Naturally, rock politics being what they are, I was introduced to Chet Helms -- but not to that spawn of Satan Bill Graham, who was trying to ruin everything for everyone, although it had to be admitted his dances were pretty cool, too. And so, after interviewing the Cohen brothers at the Psychedelic Shop, and the editor of the San Francisco Oracle, and a couple of Diggers (who of course denied being Diggers), I went to the offices of the Family Dog and talked to Helms, who spoke in a voice so quiet it was hard to believe he was in such an important position. At the end of our talk, he asked me if I liked posters. Sure, I told him, and, after signing me up on the mailing list for post cards announcing each week's dance (and signing up my girlfriend, too -- why not?), he gave me one of each of the posters up to that date. I rolled them up, put them in a tube, and, I believe, checked them with my luggage when I flew back.

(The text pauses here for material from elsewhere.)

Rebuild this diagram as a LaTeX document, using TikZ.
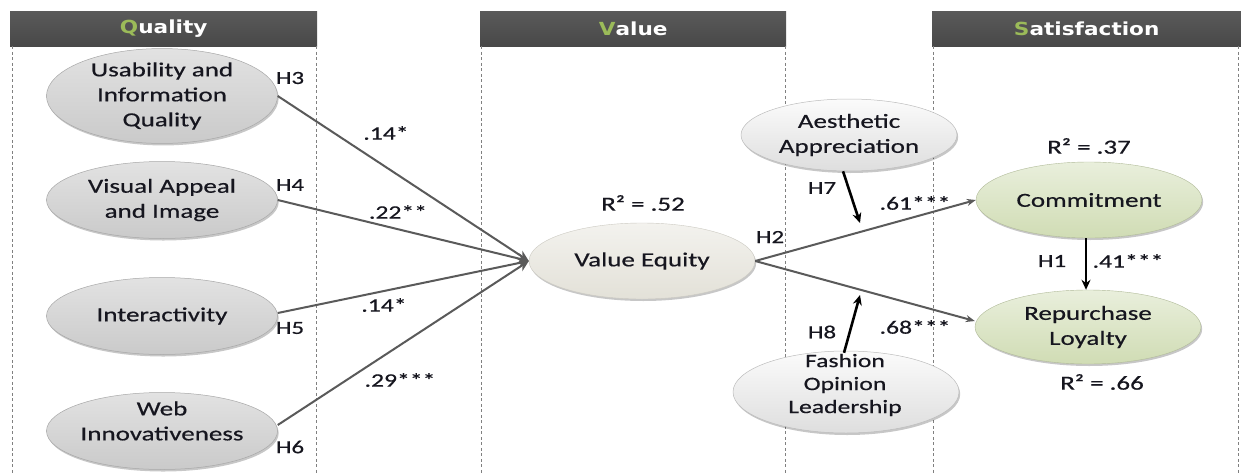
\documentclass[tikz,border=0pt]{standalone}
\usepackage{fontspec}
\setmainfont{Carlito}[FakeStretch=1.35,FakeBold=0.5]
\newfontfamily\headfont{DejaVu Sans}[FakeStretch=1.2]
\usetikzlibrary{shapes.geometric,shadows,arrows.meta}

\definecolor{headtop}{HTML}{5A5A5A}
\definecolor{headbot}{HTML}{484848}
\definecolor{initial}{HTML}{9BBB59}
\definecolor{qtop}{HTML}{E2E2E2}
\definecolor{qbot}{HTML}{CACACA}
\definecolor{qedge}{HTML}{A8A8A8}
\definecolor{vtop}{HTML}{F3F2EE}
\definecolor{vbot}{HTML}{E3E1D8}
\definecolor{mtop}{HTML}{FBFBFB}
\definecolor{mbot}{HTML}{DEDEDE}
\definecolor{stop}{HTML}{E9EFDC}
\definecolor{sbot}{HTML}{D0DCB4}
\definecolor{linegray}{HTML}{5A5A5A}
\definecolor{panelgray}{HTML}{808080}
\definecolor{ink}{HTML}{16161F}

\newcommand{\firstletter}[1]{\textcolor{initial}{#1}}

\begin{document}
\begin{tikzpicture}[x=1pt,y=-1pt,
  every node/.style={text=ink},
  head/.style={anchor=north west, minimum height=35, inner sep=0,
    top color=headtop, bottom color=headbot,
    font=\headfont\bfseries\fontsize{18}{20}\selectfont, text=white},
  panel/.style={draw=panelgray, line width=0.8pt, dash pattern=on 3pt off 2.5pt},
  blob/.style={ellipse, inner sep=0, align=center,
    font=\fontsize{20}{25}\selectfont,
    drop shadow={shadow xshift=1.2pt, shadow yshift=-2pt, fill=black, opacity=0.22}},
  qual/.style={blob, minimum width=231, minimum height=77,
    top color=qtop, bottom color=qbot, draw=qedge, line width=0.5pt},
  valnode/.style={blob, minimum width=226, minimum height=76,
    top color=vtop, bottom color=vbot, draw=vbot!90!black, line width=0.4pt},
  modnode/.style={blob, top color=mtop, bottom color=mbot, draw=mbot!85!black, line width=0.5pt},
  satnode/.style={blob, minimum width=226, minimum height=76,
    top color=stop, bottom color=sbot, draw=sbot!85!black, line width=0.4pt},
  bodytext/.style={align=center, inner sep=0, font=\fontsize{20}{25}\selectfont},
  hyp/.style={inner sep=0, font=\fontsize{18.5}{20}\selectfont},
  coef/.style={inner sep=0, font=\fontsize{19}{22}\selectfont},
  rsq/.style={inner sep=0, font=\fontsize{20}{24}\selectfont},
  conn/.style={draw=linegray, line width=2pt, -{Stealth[length=11pt,width=10pt]}},
  outconn/.style={draw=linegray, line width=2pt, -{Stealth[length=9pt,width=7pt]}},
  modarrow/.style={draw=black, line width=2.6pt, -{Stealth[length=10pt,width=9pt]}}
]
\useasboundingbox (0,0) rectangle (1241,474);
\fill[white] (0,0) rectangle (1241,474);

% column headers
\node[head, minimum width=307] (qh) at (10,11) {\firstletter{Q}uality};
\node[head, minimum width=306] (vh) at (480,11) {\firstletter{V}alue};
\node[head, minimum width=309] (sh) at (932,11) {\firstletter{S}atisfaction};

% dashed column borders
\coordinate (base) at (0,474);
\draw[panel] ([xshift=2pt]qh.south west) -- ([xshift=2pt]qh.south west |- base);
\draw[panel] ([xshift=-1pt]qh.south east) -- ([xshift=-1pt]qh.south east |- base);
\draw[panel] ([xshift=1pt]vh.south west) -- ([xshift=1pt]vh.south west |- base);
\draw[panel] ([xshift=-1pt]vh.south east) -- ([xshift=-1pt]vh.south east |- base);
\draw[panel] ([xshift=1pt]sh.south west) -- ([xshift=1pt]sh.south west |- base);
\draw[panel] ([xshift=-3pt]sh.south east) -- ([xshift=-3pt]sh.south east |- base);

% quality constructs
\node[qual] (usab) at (162,96) {Usability and\\Information\\Quality};
\node[qual] (vis) at (162,200) {Visual Appeal\\and Image};
\node[qual] (inter) at (162,316) {Interactivity};
\node[qual] (web) at (162,431) {};
\node[bodytext] (webtxt) at (162,421) {Web\\Innovativeness};

% value
\node[valnode] (ve) at (642,261) {Value Equity};
\node[rsq] (r52) at (643,203) {R² = .52};

% moderators
\node[modnode, minimum width=216, minimum height=72] (aes) at (849,135) {Aesthetic\\Appreciation};
\node[modnode, minimum width=226, minimum height=82] (fol) at (846,392) {};
\node[bodytext, font=\fontsize{19}{23}\selectfont] (foltxt) at (845,385) {Fashion\\Opinion\\Leadership};

% satisfaction constructs
\node[satnode] (com) at (1089,200) {Commitment};
\node[satnode, minimum height=74] (rep) at (1088,327) {Repurchase\\Loyalty};
\node[rsq] (r37) at (1089,146) {R² = .37};
\node[rsq] (r66) at (1102,382) {R² = .66};

% paths into value equity
\draw[conn] (usab.east) -- (ve.west);
\draw[conn] (vis.east) -- (ve.west);
\draw[conn] ([yshift=3pt]inter.east) -- (ve.west);
\draw[conn] ([yshift=6pt]web.east) -- (ve.west);

% paths out of value equity
\draw[outconn] (ve.east) -- (com.west);
\draw[outconn] (ve.east) -- ([yshift=6pt]rep.west);

% moderating effects
\coordinate (h7tip) at (860,223);
\coordinate (h8tip) at (860,295);
\draw[modarrow] ([xshift=-6pt]aes.south) -- (h7tip);
\draw[modarrow] ([xshift=-2pt,yshift=-2pt]fol.north) -- (h8tip);

% commitment to loyalty
\draw[modarrow] ([xshift=-3pt]com.south) -- ([xshift=-3pt]com.south |- rep.north);

% hypothesis labels
\node[hyp] (h3) at (290,78) {H3};
\node[hyp] (h4) at (290,185) {H4};
\node[hyp] (h5) at (290,328) {H5};
\node[hyp] (h6) at (290,447) {H6};
\node[hyp] (h2) at (770,237) {H2};
\node[hyp] (h7) at (822,188) {H7};
\node[hyp] (h8) at (822,332) {H8};
\node[hyp] (h1) at (1052,261) {H1};

% path coefficients
\node[coef] (c3) at (386,133) {.14*};
\node[coef] (c4) at (398,212) {.22**};
\node[coef] (c5) at (384,305) {.14*};
\node[coef] (c6) at (400,380) {.29***};
\node[coef] (c7) at (915,203) {.61***};
\node[coef] (c8) at (915,327) {.68***};
\node[coef] (c1) at (1128,261) {.41***};
\end{tikzpicture}
\end{document}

I have a lot of memories about that visit: watching (and recording on the newfangled cartridge tape recorder -- cassettes, they were called -- that someone had given me to use) Big Brother and the Holding Company with Janis Joplin from the vantage point of the light-show booth at the Avalon; meeting her a couple of days later as I walked with Luria down Haight Streeet, and Janis being so happy I'd liked her that she jumped out of the car and kissed me on my cheek; becoming so entranced by San Francisco that I vowed I'd move there some day; buying a koto-like stringed instrument from China called a cheng for practically nothing at Cost Plus; flying back impatient to tell Paul all about it -- and, of course, to tell my girlfriend about the new society that we'd be bringing our kids up in some day.

Of course, there were disappointments ahead. For one thing, the Aspen people dragged their feet, and my long article got reduced to a couple of quotes from Alan Cohen on a poster of an abstract photo Steve Schapiro had shot at the Avalon, an evening that had clearly made a deep impression on him. For another, nobody could stand my Janis Joplin recordings -- she didn't sound like anything on the radio! Most immediately and worst of all, I got back to the Crawdaddy! offices late at night after the cross-country flight to find some woman I'd never seen working there who initially refused to let me stay in my own bed, but relented on the grounds that she'd have to ask Paul -- who had gone on the road somewhere -- who I was, and if I wasn't who I said I was she'd call the cops. I quit the next day, and got ready to go back to school.

But man, with that roll of posters, my dorm room was going to be the coolest one on campus!

3 comments:

William Thirteen said...

a delight... you're right, it would be even better if you fleshed it out and made it feature length...

Bowleserised said...

You moved your blog AND you've been writing up a storm. Sorry I only just realised...

BiB said...

Yes, a flipping good read. I'm sorry I'd missed the move too. Still, have caught back up now.